The increasing availability of digital media in classrooms offers textbook designers chances to broaden the scope of what textbooks can do. ALICE:fractions shows that hands-on experiences can be incorporated in a digital way and that it is further possible to include other interactive exercises that give feedback to the students and adapt their difficulty themselves. Exercises using iconic representations, which usually ask for larger amounts of time and specific material, could be more easily included in classroom instruction. Further, other media like audio or video could be directly embedded in the textbook. The design of ALICE:fractions took findings from (mathematics) education research and educational-psychology research into account. The results from the work of Reinhold et al. (2017b) gave evidence for the success of the scientific textbook design.
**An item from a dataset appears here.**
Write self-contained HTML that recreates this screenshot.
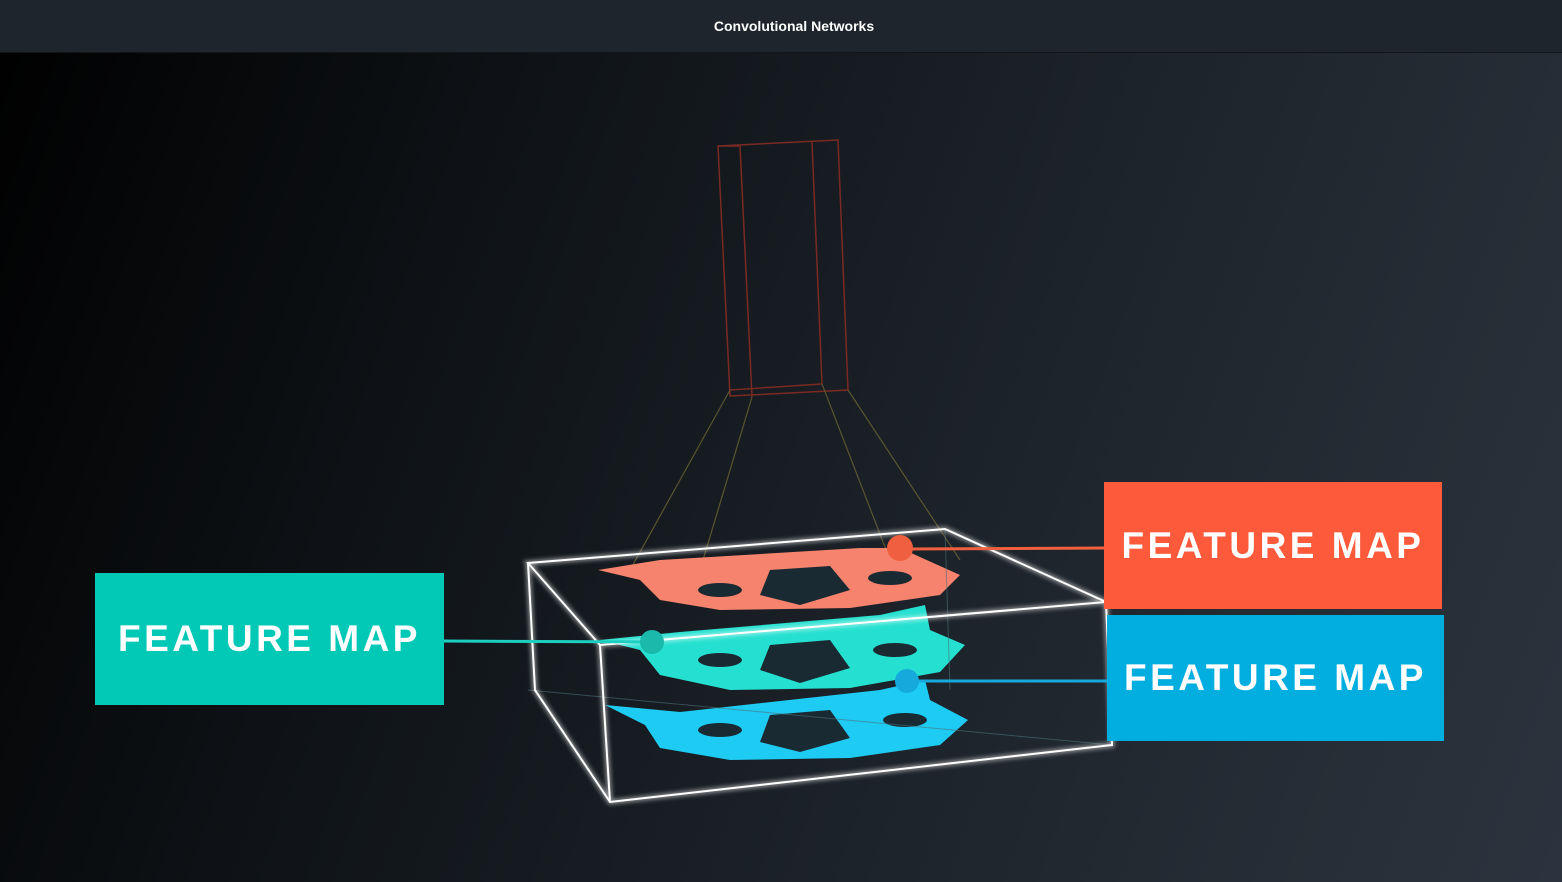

From a research perspective, electronic textbooks offer new possibilities for gathering data during classroom instruction outside of testing situations. Besides solutions to interactive tasks, process data can be obtained, yielding insights into students’ learning processes and their textbook use. One such measurement is the time which students spend working on the exercises—time on task. Interactive textbooks may therefore be used to support the assessment of effective-education parameters as formulated by Helmke (2009).

The data gathered during students’ work with ALICE:fractions show that new forms of textbooks can be used not only to incorporate hands-on activities more easily, but also as a research tool, offering new avenues of research in mathematics education and especially, in the field of mathematics textbooks.